Chi ha ucciso l’impresa?

Di Mariarosaria Marchesano
26 Maggio 2017
Un gruppo di giuristi ed economisti guidati da Claudio Patalano ha fondato un osservatorio per indagare sul fenomeno della distruzione di aziende

Non uccidere: è un comandamento e una legge che riguarda gli uomini. Mai nessuno ha pensato di estendere il divieto di porre termine alla vita a categorie che non appartengono al genere umano. Ma un’impresa è fatta di persone, del loro lavoro e dei lori sforzi per farla nascere e svilupparsi sul mercato generando ricchezza a vantaggio anche della collettività. Quando quest’impresa viene uccisa da comportamenti che sono il frutto del cattivo funzionamento del sistema economico, relazionale e istituzionale del nostro paese, si può dire che si è trattato di un omicidio?

La risposta arriverà da un gruppo di esperti – avvocati, commercialisti, magistrati, accademici – che i primi di maggio ha fondato l’associazione No Odi (No Omicidi di impresa) con l’obiettivo di avviare un ambizioso progetto di ricerca sul fenomeno. A guidare l’iniziativa è l’economista e consulente d’impresa Claudio Patalano, che vanta esperienze come ispettore della Banca d’Italia, direttore della Banca nazionale del lavoro e commissario liquidatore della Sicilcassa. Patalano, che ha una profonda conoscenza del mondo bancario e finanziario e delle problematiche di management e delle aziende in default (ha partecipato, tra l’altro, alle indagini sui fondi neri dell’Iri e a quella sull’affaire Atlanta della Bnl), è anche autore del libro Omicidio d’impresa.

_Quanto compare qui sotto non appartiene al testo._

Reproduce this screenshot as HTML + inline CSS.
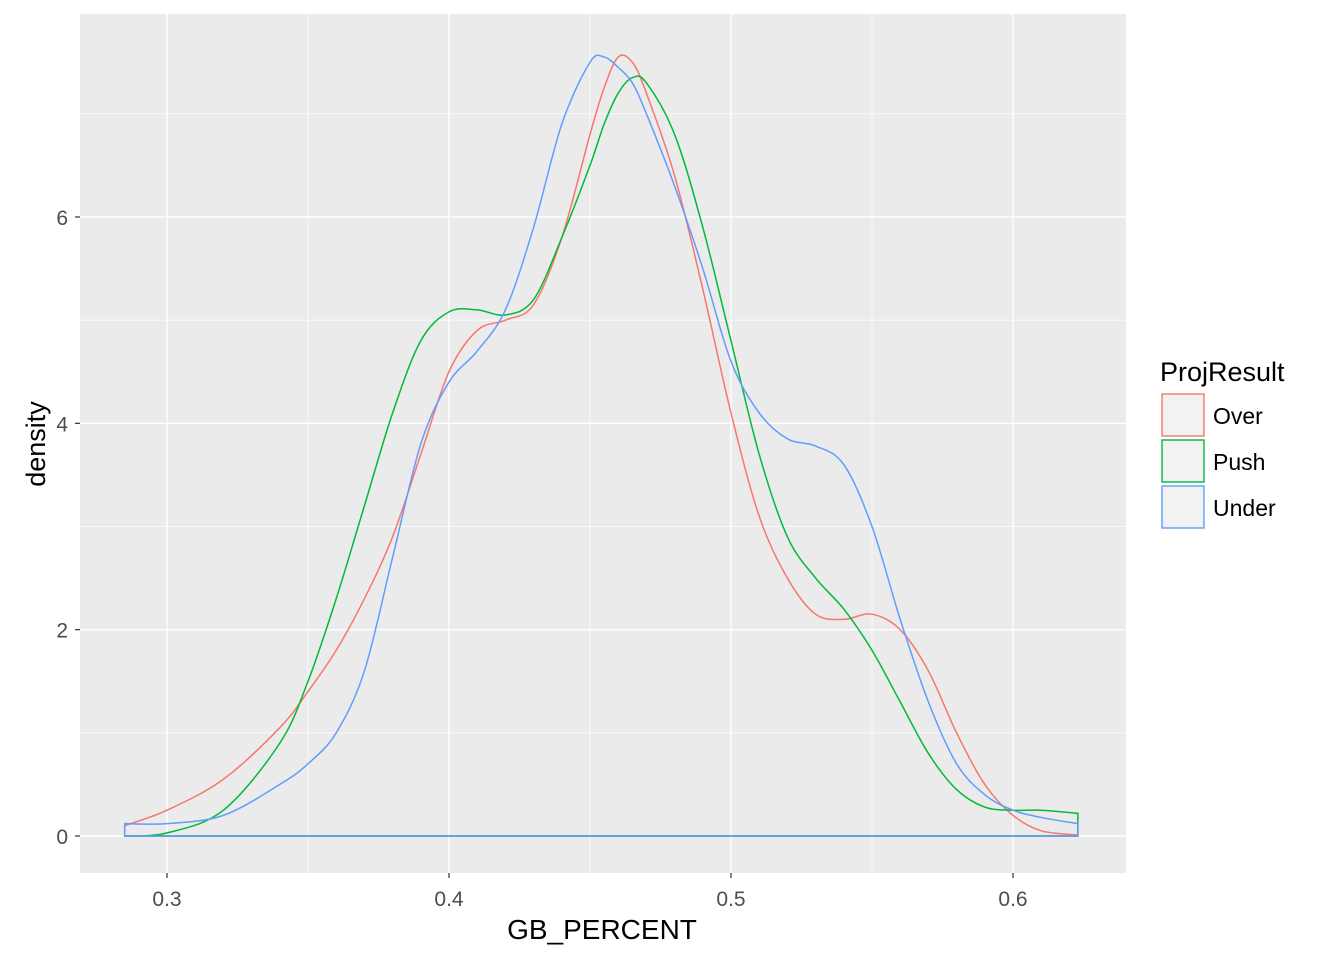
<!DOCTYPE html>
<html><head><meta charset="utf-8"><style>
body{margin:0;background:#fff}
svg text{font-family:"Liberation Sans",Arial,sans-serif}
</style></head><body>
<svg id="c" width="1344" height="960"></svg>
<script>
const xs=[0.285,0.30,0.32,0.34,0.35,0.36,0.37,0.38,0.39,0.40,0.41,0.42,0.43,0.44,0.45,0.455,0.46,0.465,0.47,0.48,0.49,0.50,0.51,0.52,0.53,0.54,0.55,0.56,0.57,0.58,0.59,0.60,0.61,0.623];
const overVals=[0.1,0.25,0.55,1.05,1.4,1.8,2.3,2.9,3.7,4.5,4.9,5.0,5.15,5.8,6.8,7.25,7.55,7.5,7.2,6.4,5.3,4.1,3.1,2.5,2.15,2.1,2.15,2.0,1.6,1.0,0.5,0.2,0.05,0.01];
const pushVals=[0.0,0.03,0.25,0.9,1.5,2.3,3.2,4.1,4.8,5.08,5.1,5.05,5.2,5.8,6.5,6.9,7.2,7.35,7.3,6.8,5.9,4.8,3.7,2.9,2.5,2.2,1.8,1.3,0.8,0.45,0.28,0.25,0.25,0.22];
const underVals=[0.12,0.12,0.2,0.5,0.7,1.0,1.6,2.7,3.8,4.4,4.7,5.1,5.9,6.9,7.5,7.55,7.45,7.3,7.0,6.3,5.5,4.6,4.1,3.85,3.78,3.6,3.0,2.1,1.3,0.7,0.4,0.25,0.18,0.12];
const xTicks=[0.3,0.4,0.5,0.6];
const yTicks=[0,2,4,6];
const xMinor=[0.35,0.45,0.55];
const yMinor=[1,3,5,7];
const seriesNames=["Over","Push","Under"];
const colors=["#F8766D","#00BA38","#619CFF"];

const svg=document.getElementById('c');
const NS='http://www.w3.org/2000/svg';
const PL=80,PR=1126,PT=14,PB=873;
const X=v=>167+(v-0.3)*2820;
const Y=d=>836-d*103.17;
function mk(t,a,p){const e=document.createElementNS(NS,t);for(const k in a)e.setAttribute(k,a[k]);(p||svg).appendChild(e);return e;}
const bg=mk('rect',{x:PL,y:PT,width:PR-PL,height:PB-PT,fill:'#EBEBEB'});


xMinor.forEach(v=>{const l=mk('line',{x1:X(v),x2:X(v),y1:PT,y2:PB,stroke:'#fff','stroke-width':0.7});

});
yMinor.forEach(v=>{const l=mk('line',{x1:PL,x2:PR,y1:Y(v),y2:Y(v),stroke:'#fff','stroke-width':0.7});

});
xTicks.forEach(v=>{const l=mk('line',{x1:X(v),x2:X(v),y1:PT,y2:PB,stroke:'#fff','stroke-width':1.4});


const t=mk('line',{x1:X(v),x2:X(v),y1:PB,y2:PB+5,stroke:'#333','stroke-width':1.2});


const tx=mk('text',{x:X(v),y:906,'text-anchor':'middle','font-size':21,fill:'#4d4d4d'});tx.textContent=v.toFixed(1);

});
yTicks.forEach(v=>{const l=mk('line',{x1:PL,x2:PR,y1:Y(v),y2:Y(v),stroke:'#fff','stroke-width':1.4});


const t=mk('line',{x1:PL-5,x2:PL,y1:Y(v),y2:Y(v),stroke:'#333','stroke-width':1.2});


const tx=mk('text',{x:68,y:Y(v)+8,'text-anchor':'end','font-size':21,fill:'#4d4d4d'});tx.textContent=v;

});
function pathFor(vals){
  const p=xs.map((x,i)=>[X(x),Y(vals[i])]);
  let d=`M${X(xs[0])},${Y(0)}L${p[0][0]},${p[0][1]}`;
  for(let i=0;i<p.length-1;i++){
    const p0=p[Math.max(0,i-1)],p1=p[i],p2=p[i+1],p3=p[Math.min(p.length-1,i+2)];
    d+=`C${p1[0]+(p2[0]-p0[0])/6},${p1[1]+(p2[1]-p0[1])/6} ${p2[0]-(p3[0]-p1[0])/6},${p2[1]-(p3[1]-p1[1])/6} ${p2[0]},${p2[1]}`;
  }
  d+=`L${X(xs[xs.length-1])},${Y(0)}Z`;return d;
}
[overVals,pushVals,underVals].forEach((vals,i)=>{
  const e=mk('path',{d:pathFor(vals),fill:'none',stroke:colors[i],'stroke-width':1.5});
  
  
});
const xl=mk('text',{x:602,y:939,'text-anchor':'middle','font-size':28,fill:'#000'});xl.textContent='GB_PERCENT';


const yl=mk('text',{x:0,y:0,'text-anchor':'middle','font-size':27,fill:'#000',transform:'translate(45,444) rotate(-90)'});yl.textContent='density';


const lt=mk('text',{x:1160,y:381,'font-size':27,fill:'#000'});lt.textContent='ProjResult';


seriesNames.forEach((n,i)=>{
  const y0=394+i*46;
  const r=mk('rect',{x:1162,y:y0,width:42,height:42,fill:'#F2F2F2',stroke:colors[i],'stroke-width':1.4});
  
  
  const t=mk('text',{x:1213,y:y0+30,'font-size':23,fill:'#000'});t.textContent=n;
  
  
});
</script>
</body></html>
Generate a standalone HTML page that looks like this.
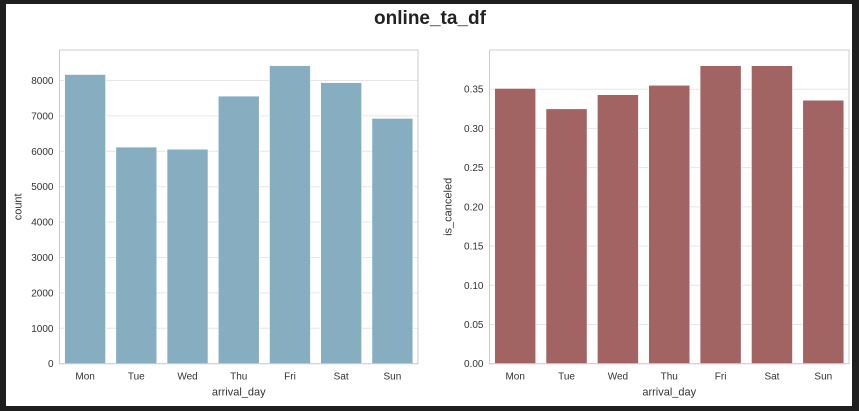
<!DOCTYPE html>
<html><head><meta charset="utf-8"><style>
body{margin:0;background:#1e1e1e;width:859px;height:411px;overflow:hidden}
svg{display:block;font-family:"Liberation Sans",sans-serif}
</style></head><body>
<svg id="c" width="859" height="411">
<rect x="6" y="4" width="846" height="402" fill="#fff"/>
<text x="430" y="24" text-anchor="middle" font-size="19" font-weight="bold" fill="#222">online_ta_df</text>
</svg>
<script>
const days=["Mon","Tue","Wed","Thu","Fri","Sat","Sun"];
const counts=[8170,6120,6060,7560,8420,7940,6930];
const cancelRates=[0.351,0.325,0.343,0.355,0.380,0.380,0.336];
const countTicks=[0,1000,2000,3000,4000,5000,6000,7000,8000];
const countTickLabels=["0","1000","2000","3000","4000","5000","6000","7000","8000"];
const rateTicks=[0,0.05,0.10,0.15,0.20,0.25,0.30,0.35];
const rateTickLabels=["0.00","0.05","0.10","0.15","0.20","0.25","0.30","0.35"];
const svg=document.getElementById('c');
const NS='http://www.w3.org/2000/svg';
function mk(tag,attrs,parent){const e=document.createElementNS(NS,tag);for(const k in attrs)e.setAttribute(k,attrs[k]);(parent||svg).appendChild(e);return e;}
function panel(id,L,R,T,B,ymax,vals,ticks,labels,color,ylabel){
  const g=mk('g',{});
  
  
  const y=v=>B-(v/ymax)*(B-T);
  const band=(R-L)/days.length;
  const x=i=>L+band*i;
  ticks.forEach((t,i)=>{
    const ln=mk('line',{x1:L,x2:R,y1:y(t),y2:y(t),stroke:'#e6e6e6','stroke-width':1},g);
    
    
    const tx=mk('text',{x:L-6,y:y(t)+3.5,'text-anchor':'end','font-size':10,fill:'#333'},g);
    tx.textContent=labels[i];
    
    
  });
  vals.forEach((v,i)=>{
    const r=mk('rect',{x:x(i)+band*0.1,y:y(v),width:band*0.8,height:B-y(v),fill:color,stroke:'#fff','stroke-width':0.6},g);
    
    
    const tx=mk('text',{x:x(i)+band/2,y:B+16,'text-anchor':'middle','font-size':10,fill:'#333'},g);
    tx.textContent=days[i];
    
    
  });
  const fr=mk('rect',{x:L,y:T,width:R-L,height:B-T,fill:'none',stroke:'#cccccc','stroke-width':1},g);
  
  
  const xl=mk('text',{x:(L+R)/2,y:B+32,'text-anchor':'middle','font-size':11,fill:'#333'},g);
  xl.textContent='arrival_day';
  
  
  const yl=mk('text',{x:0,y:0,'text-anchor':'middle','font-size':11,fill:'#333',transform:`translate(${L-38},${(T+B)/2}) rotate(-90)`},g);
  yl.textContent=ylabel;
  
  
}
panel('count',59.5,418,50,363.7,8862,counts,countTicks,countTickLabels,'#87adc0','count');
panel('canceled',489.5,849,50,363.7,0.400,cancelRates,rateTicks,rateTickLabels,'#a26363','is_canceled');
</script>
</body></html>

Il caso del gruppo bancario Delta edito da Rubbettino e pubblicato lo scorso novembre. «Proprio il racconto di questa vicenda vissuta in prima persona è stato lo spunto per avviare una riflessione e condividerla con tanti amici e colleghi che, nell’ambito delle loro attività professionali, sono stati testimoni di storie come quelle del gruppo bolognese Delta che si sono trasformati da imprese di successo – era diventato uno dei principali operatori del paese nel settore del credito al consumo con oltre 1.000 addetti – in casi di fallimento a causa del corto circuito di funzioni e poteri dei soggetti pubblici e privati a vario titolo coinvolti». Secondo l’autore, il caso Delta sintetizza diversi aspetti tipici dell’omicidio d’impresa che avviene quando si creano concatenazioni di eventi e reazioni che – anche a prescindere dalla volontà dei soggetti coinvolti (dagli stakeholder ai tribunali alle autorità di mercato) – possono causare ingiustificata distruzione di valore.

Indifferenza e rassegnazione
Di casi analoghi a quello del gruppo bolognese se ne sono verificati diversi altri in Italia negli ultimi decenni: ne è sicuro il gruppo di lavoro di No Odi (che vede tra i soci sostenitori nomi noti come il magistrato Gioacchino Romeo, l’economista Maurizio Baravelli, il giurista Bruno Assumma e il fiscalista Roberto Raiola). Quali sono? «Il punto è arrivare a definire una griglia di criteri oggettivi che serviranno a identificare un certo numero di casi di omicidio oppure di azioni o episodi finalizzati a questo scopo, che potremmo definire tentativi di omicidio», continua Patalano. Insomma, si tratta di una vera attività di ricerca scientifica che sarà realizzata attraverso fatti documentati di crisi di imprese che non sono state scatenate dai mercati di riferimento o da scelte manageriali. Un percorso che prevede anche alcuni momenti di riflessione pubblica attraverso seminari che partiranno dopo l’estate presso sedi universitarie e istituzionali di diverse città (si comincia da Cosenza per proseguire con Salerno, Roma e Bologna).

«L’incremento negli ultimi decenni di comportamenti che portano a distruggere un’azienda, adottati persino da attori istituzionali, impone una riflessione anche di carattere socio-psicologico sul tessuto culturale e sociale da cui si originano questi comportamenti. Dobbiamo domandarci come nascono meccanismi di deresponsabilizzazione, indifferenza, rassegnazione, spregio delle regole», continua Patalano. «È innegabile che a determinare questo fenomeno concorrano l’eccesso di burocratizzazione del nostro ordinamento, l’inadeguatezza di taluni strumenti giuridici che dovrebbero garantire la tutela del bene-impresa finanche a discapito del management e degli azionisti, e anche lo svolgimento di processi mediatici con inevitabili danni reputazionali».